Hacker News new | ask | show | jobs
by levl289 51 days ago
Yep, this is what I think about when “scaling” is mentioned. Maybe I’m too distributed-compute brained, but throwing CPU at a db isn’t what I was hoping would be the answer.
1 comments

So the point of distributed compute is to reduce the compute needed? I’ve generally found that distributed compute requires more compute than vertical scaling while getting clobbered by network bandwidth / latency.

Theoretically with 2 to 10x compute required and in practice 100 to 500x

I think for databases horizontal scaling for writes only makes sense once vertical scaling stops working. It comes with high complexity, annoying limitations, and often higher cost.

Horizontal scaling for reads on the other hand is much easier. If you have multiple replicas for high availability, you might as well put them to work. It can also reduce the risk for read heavy tasks interfering with transaction processing. You can even go a step further and replicate to a database that's optimized for analytical tasks.

Horizontal scaling for stateless applications (e.g. web servers or job processors) is often easier and more robust than vertical scaling, with little to no downsides.
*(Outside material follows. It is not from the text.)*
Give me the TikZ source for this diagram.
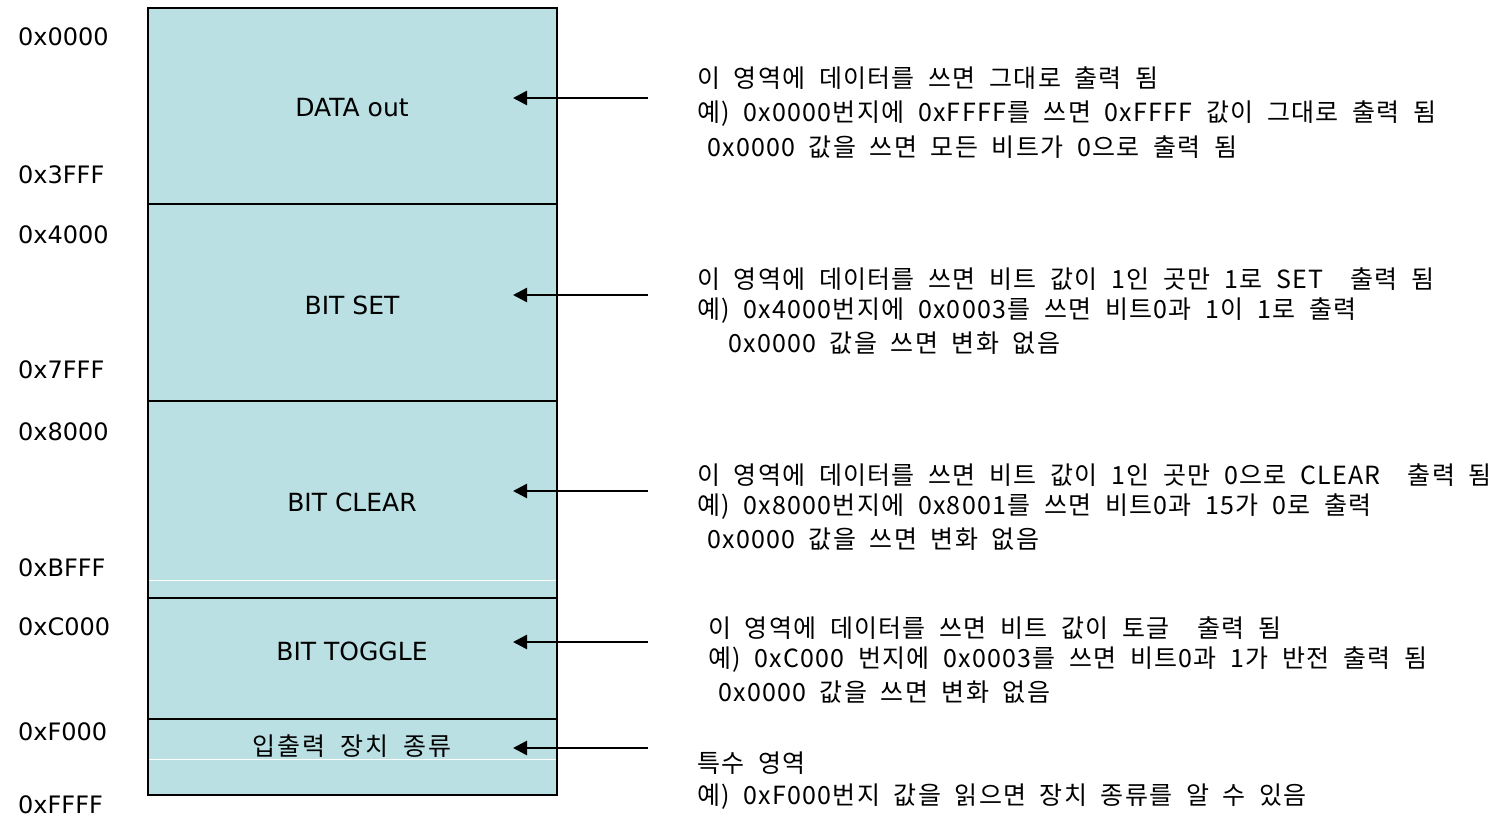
\documentclass[tikz,border=0pt]{standalone}
\usepackage{fontspec}
\setmainfont{DejaVu Sans}
\newfontfamily\kr[LetterSpace=5,WordSpace=2]{Noto Sans CJK KR}
\newfontfamily\krlabel[LetterSpace=8,WordSpace=2]{Noto Sans CJK KR}
\usetikzlibrary{arrows.meta}
\definecolor{memfill}{RGB}{186,224,227}
\begin{document}
\begin{tikzpicture}[x=1pt,y=-1pt,
  addr/.style={anchor=west,inner sep=0pt,font=\fontsize{24}{28}\selectfont},
  region/.style={inner sep=0pt,font=\fontsize{25}{30}\selectfont},
  regionkr/.style={inner sep=0pt,font=\krlabel\fontsize{25}{30}\selectfont},
  note/.style={anchor=west,inner sep=0pt,font=\kr\fontsize{25}{30}\selectfont},
  frame/.style={line width=2.5pt},
  pointer/.style={line width=2.5pt,-{Triangle[length=14pt,width=14pt]}}]
\useasboundingbox (0,0) rectangle (1508,818);
% memory block
\fill[memfill] (148,8) rectangle (557,795);
\draw[white,line width=1pt] (148,580) -- (557,580);
\draw[white,line width=1pt] (148,759) -- (557,759);
\draw[frame] (148,8) rectangle (557,795);
\draw[frame] (148,204) -- (557,204);
\draw[frame] (148,401) -- (557,401);
\draw[frame] (148,598) -- (557,598);
\draw[frame] (148,719) -- (557,719);
% region labels
\node[region] (r1) at (352,108) {DATA out};
\node[region] (r2) at (352,305) {BIT SET};
\node[region] (r3) at (352,502) {BIT CLEAR};
\node[region] (r4) at (352,651) {BIT TOGGLE};
\node[regionkr] (r5) at (352,746) {입출력 장치 종류};
% addresses
\node[addr] (a1) at (18,37) {0x0000};
\node[addr] (a2) at (18,175) {0x3FFF};
\node[addr] (a3) at (18,235) {0x4000};
\node[addr] (a4) at (18,370) {0x7FFF};
\node[addr] (a5) at (18,432) {0x8000};
\node[addr] (a6) at (18,568) {0xBFFF};
\node[addr] (a7) at (18,627) {0xC000};
\node[addr] (a8) at (18,732) {0xF000};
\node[addr] (a9) at (18,805) {0xFFFF};
% arrows
\coordinate (s1) at (648,98);  \coordinate (t1) at (513,98);
\coordinate (s2) at (648,295); \coordinate (t2) at (513,295);
\coordinate (s3) at (648,491); \coordinate (t3) at (513,491);
\coordinate (s4) at (648,642); \coordinate (t4) at (513,642);
\coordinate (s5) at (648,748); \coordinate (t5) at (513,748);
\draw[pointer] (s1) -- (t1);
\draw[pointer] (s2) -- (t2);
\draw[pointer] (s3) -- (t3);
\draw[pointer] (s4) -- (t4);
\draw[pointer] (s5) -- (t5);
% notes
\node[note] (n1a) at (697,78)  {이 영역에 데이터를 쓰면 그대로 출력 됨};
\node[note] (n1b) at (697,114) {예) 0x0000번지에 0xFFFF를 쓰면 0xFFFF 값이 그대로 출력 됨};
\node[note] (n1c) at (707,147) {0x0000 값을 쓰면 모든 비트가 0으로 출력 됨};
\node[note] (n2a) at (697,279) {이 영역에 데이터를 쓰면 비트 값이 1인 곳만 1로 SET\ \ 출력 됨};
\node[note] (n2b) at (697,311) {예) 0x4000번지에 0x0003를 쓰면 비트0과 1이 1로 출력};
\node[note] (n2c) at (728,343) {0x0000 값을 쓰면 변화 없음};
\node[note] (n3a) at (697,475) {이 영역에 데이터를 쓰면 비트 값이 1인 곳만 0으로 CLEAR\ \ 출력 됨};
\node[note] (n3b) at (697,507) {예) 0x8000번지에 0x8001를 쓰면 비트0과 15가 0로 출력};
\node[note] (n3c) at (707,539) {0x0000 값을 쓰면 변화 없음};
\node[note] (n4a) at (708,628) {이 영역에 데이터를 쓰면 비트 값이 토글\ \ 출력 됨};
\node[note] (n4b) at (708,660) {예) 0xC000 번지에 0x0003를 쓰면 비트0과 1가 반전 출력 됨};
\node[note] (n4c) at (718,692) {0x0000 값을 쓰면 변화 없음};
\node[note] (n5a) at (697,763) {특수 영역};
\node[note] (n5b) at (697,797) {예) 0xF000번지 값을 읽으면 장치 종류를 알 수 있음};
\end{tikzpicture}
\end{document}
The point of distributed computing is to do computing that you can't do on a vertically scaled system or to increase availability.

If you're doing it for other reasons it's usually a mistake.
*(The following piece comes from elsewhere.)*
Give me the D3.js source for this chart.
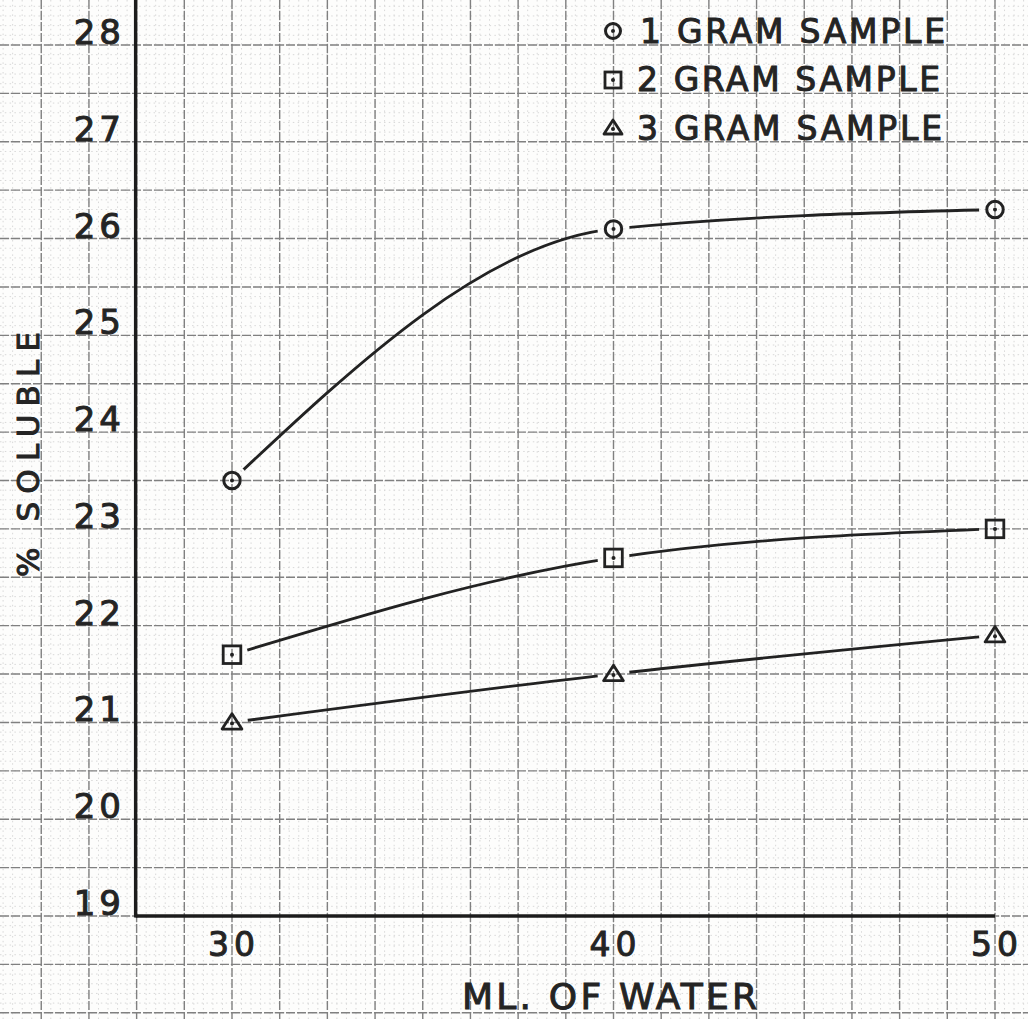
<!DOCTYPE html>
<html>
<head>
<meta charset="utf-8">
<script src="https://cdn.jsdelivr.net/npm/d3@7"></script>
<style>
  html, body { margin: 0; padding: 0; background: #fdfdfc; }
  svg { display: block; }
  text { font-family: "DejaVu Sans", sans-serif; fill: #242424; stroke: #242424; stroke-width: 1px; }
</style>
</head>
<body>
<div id="chart"></div>
<script>
const width = 1028;
const height = 1019;

// data
const mlWater = [30, 40, 50];
const oneGram = [23.5, 26.1, 26.3];
const twoGram = [21.7, 22.7, 23.0];
const threeGram = [21.0, 21.5, 21.9];
const seriesNames = ["1 GRAM SAMPLE", "2 GRAM SAMPLE", "3 GRAM SAMPLE"];
const markerTypes = ["circle", "square", "triangle"];
const xTicks = [30, 40, 50];
const yTicks = [19, 20, 21, 22, 23, 24, 25, 26, 27, 28];

const series = [oneGram, twoGram, threeGram].map((vals, i) => ({
  name: seriesNames[i],
  marker: markerTypes[i],
  points: mlWater.map((m, j) => ({ x: m, y: vals[j] }))
}));

const svg = d3
  .select("#chart")
  .append("svg")
  .attr("width", width)
  .attr("height", height);

const x = d3.scaleLinear().domain([30, 50]).range([232, 995]);
const y = d3.scaleLinear().domain([19, 28]).range([916, 45]);

// graph paper: squares are 1.25 ml by 0.5 %, five fine divisions each
const xMinor = d3.range(24, 54.01, 0.25);
const yMinor = d3.range(18, 28.81, 0.1);
const xMajor = d3.range(25, 52.6, 1.25);
const yMajor = d3.range(18, 28.6, 0.5);

const grid = svg.append("g");
grid
  .selectAll("line.vminor")
  .data(xMinor)
  .join("line")
  .attr("class", "vminor")
  .attr("x1", (d) => x(d))
  .attr("x2", (d) => x(d))
  .attr("y1", 0)
  .attr("y2", height)
  .attr("stroke", "#d8d8d8")
  .attr("stroke-width", 1)
  .attr("stroke-dasharray", "1.5,3.3");
grid
  .selectAll("line.hminor")
  .data(yMinor)
  .join("line")
  .attr("class", "hminor")
  .attr("x1", 0)
  .attr("x2", width)
  .attr("y1", (d) => y(d))
  .attr("y2", (d) => y(d))
  .attr("stroke", "#d8d8d8")
  .attr("stroke-width", 1)
  .attr("stroke-dasharray", "1.5,3.3");
grid
  .selectAll("line.vmajor")
  .data(xMajor)
  .join("line")
  .attr("class", "vmajor")
  .attr("x1", (d) => x(d))
  .attr("x2", (d) => x(d))
  .attr("y1", 0)
  .attr("y2", height)
  .attr("stroke", "#808080")
  .attr("stroke-width", 1.4)
  .attr("stroke-dasharray", "9,2");
grid
  .selectAll("line.hmajor")
  .data(yMajor)
  .join("line")
  .attr("class", "hmajor")
  .attr("x1", 0)
  .attr("x2", width)
  .attr("y1", (d) => y(d))
  .attr("y2", (d) => y(d))
  .attr("stroke", "#808080")
  .attr("stroke-width", 1.4)
  .attr("stroke-dasharray", "9,2");

// axes
const axisX0 = x(27.5) - 1;
svg
  .append("line")
  .attr("x1", axisX0)
  .attr("x2", axisX0)
  .attr("y1", 0)
  .attr("y2", y(19) + 1.5)
  .attr("stroke", "#1c1c1c")
  .attr("stroke-width", 3.4);
svg
  .append("line")
  .attr("x1", axisX0)
  .attr("x2", x(50))
  .attr("y1", y(19))
  .attr("y2", y(19))
  .attr("stroke", "#1c1c1c")
  .attr("stroke-width", 3.4);

svg
  .selectAll("text.ytick")
  .data(yTicks)
  .join("text")
  .attr("class", "ytick")
  .attr("x", 125)
  .attr("y", (d) => y(d) - 1)
  .attr("text-anchor", "end")
  .attr("font-size", 34)
  .attr("letter-spacing", 4)
  .text((d) => d);

svg
  .selectAll("text.xtick")
  .data(xTicks)
  .join("text")
  .attr("class", "xtick")
  .attr("x", (d) => x(d) + 2)
  .attr("y", 956)
  .attr("text-anchor", "middle")
  .attr("font-size", 33)
  .attr("letter-spacing", 5)
  .text((d) => d);

svg
  .append("text")
  .attr("x", 462)
  .attr("y", 1009)
  .attr("font-size", 36)
  .attr("textLength", 295)
  .attr("lengthAdjust", "spacing")
  .text("ML. OF WATER");

svg
  .append("text")
  .attr("transform", "translate(39,577) rotate(-90)")
  .attr("font-size", 31)
  .attr("textLength", 245)
  .attr("lengthAdjust", "spacing")
  .text("% SOLUBLE");

// curves, broken where they meet the markers
const defs = svg.append("defs");
const mask = defs.append("mask").attr("id", "gaps");
mask.append("rect").attr("width", width).attr("height", height).attr("fill", "white");
mask
  .selectAll("circle")
  .data(series.flatMap((s) => s.points))
  .join("circle")
  .attr("cx", (d) => x(d.x))
  .attr("cy", (d) => y(d.y))
  .attr("r", 16)
  .attr("fill", "black");

const line = d3
  .line()
  .x((d) => x(d.x))
  .y((d) => y(d.y))
  .curve(d3.curveMonotoneX);

svg
  .append("g")
  .attr("mask", "url(#gaps)")
  .selectAll("path")
  .data(series)
  .join("path")
  .attr("d", (d) => line(d.points))
  .attr("fill", "none")
  .attr("stroke", "#222")
  .attr("stroke-width", 2.8);

function drawMarker(g, type, cx, cy, s) {
  const ink = "#222";
  if (type === "circle") {
    g.append("circle").attr("cx", cx).attr("cy", cy).attr("r", 7.5 * s)
      .attr("fill", "none").attr("stroke", ink).attr("stroke-width", 3);
  } else if (type === "square") {
    g.append("rect").attr("x", cx - 8 * s).attr("y", cy - 8 * s).attr("width", 16 * s).attr("height", 16 * s)
      .attr("fill", "none").attr("stroke", ink).attr("stroke-width", 2.8);
  } else {
    g.append("path")
      .attr("d", `M${cx},${cy - 8 * s}L${cx + 9 * s},${cy + 6 * s}L${cx - 9 * s},${cy + 6 * s}Z`)
      .attr("fill", "none").attr("stroke", ink).attr("stroke-width", 2.8)
      .attr("stroke-linejoin", "round");
  }
  g.append("circle").attr("cx", cx).attr("cy", cy + (type === "triangle" ? 1 : 0)).attr("r", 2).attr("fill", ink);
}

const markers = svg.append("g");
series.forEach((s) => {
  s.points.forEach((p) => drawMarker(markers, s.marker, x(p.x), y(p.y), 1.1));
});

// legend
const legendRows = [31, 80, 128];
const legendText = [43, 91, 140];
const legendStart = [640, 637, 637];
const legendLen = [305, 303, 305];
const legend = svg.append("g");
series.forEach((s, i) => {
  drawMarker(legend, s.marker, 613, legendRows[i], 1);
  legend
    .append("text")
    .attr("x", legendStart[i])
    .attr("y", legendText[i])
    .attr("font-size", 33)
    .attr("textLength", legendLen[i])
    .attr("lengthAdjust", "spacing")
    .text(s.name);
});
</script>
</body>
</html>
The advice I’ve gotten is that you want to move computation to data that is already distributed. The cost of moving large amounts of data usually dwarfs compute costs (usually, not always), and so the performance win comes from distributing the computation and then (depending on the problem) centralizing aggregate results.
Another pretty good reason to do distributed computing is to move the computation closer to where the data is or where the data will be consumed.